While Odyssey and Pgbouncer function well as connection poolers with applications that have servers, there's another solution for implementing connection pools in serverless environments. These are proxy servers. Before I give you an overview of this solution, we'll need to make a detour to discuss how serverless applications function.
Not all applications require servers since maintaining them is quite a hassle, their costs are much higher, and there's a lot of waste. As a result, some applications go serverless.
In serverless applications, when a user makes a request, an instance is created, their request is fulfilled within that instance, and the instance is destroyed. So, in essence, these instances are tiny containers that run only the code needed to fulfill the client's request, and there's no other communication overhead.

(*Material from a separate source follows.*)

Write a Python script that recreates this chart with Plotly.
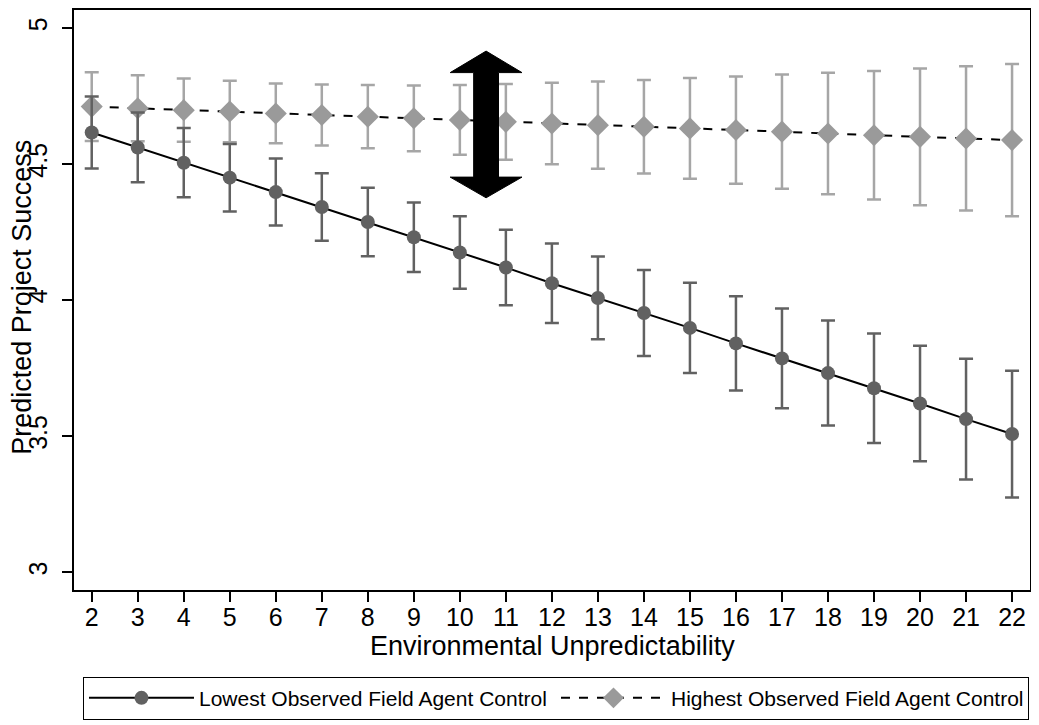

Serverless environments present certain challenges for developers who want to use tools like Odyssey or Pgbouncer.
Odyssey's architecture is such that every instance manages the entire connection pool. In a serverless environment, numerous requests are made, and an instance is created and destroyed for each request.
This means when there are multiple requests, multiple instances will be created, and this means there will be multiple connection pools that wouldn't have communication between each other since it all doesn't fall under one server. Hence, they will not be able to coordinate and communicate if and when the database is overloaded.
Thus, Odyssey will not be able to offer its connection pooling services in a serverless environment.
Here's where Prisma Data Proxy comes into play.
What are proxies? How do they work?
Proxy servers are a solution where a data management platform acts as an intermediary between the client and the database. This proxy server can manage the traffic coming the database's way. In this article, we'll learn about proxies by studying Prisma Data Proxy.
This is a recent solution that is still in its early stages. However, it looks promising and even easy to handle, with a clean layout and a navigable UI.
By using the connection string, or clicking Create a new connection string, you can set up the Prisma Data Proxy for serverless applications and manage the connection pools.
Connection pooling is a helpful way to improve the performance of your application. This article showed what challenges server and serverless applications face when managing client requests and how they can be solved with Postgres tools like Pgbouncer, Odyssey, and Prisma Proxy Data. Consider implementing some of these solutions in your next project!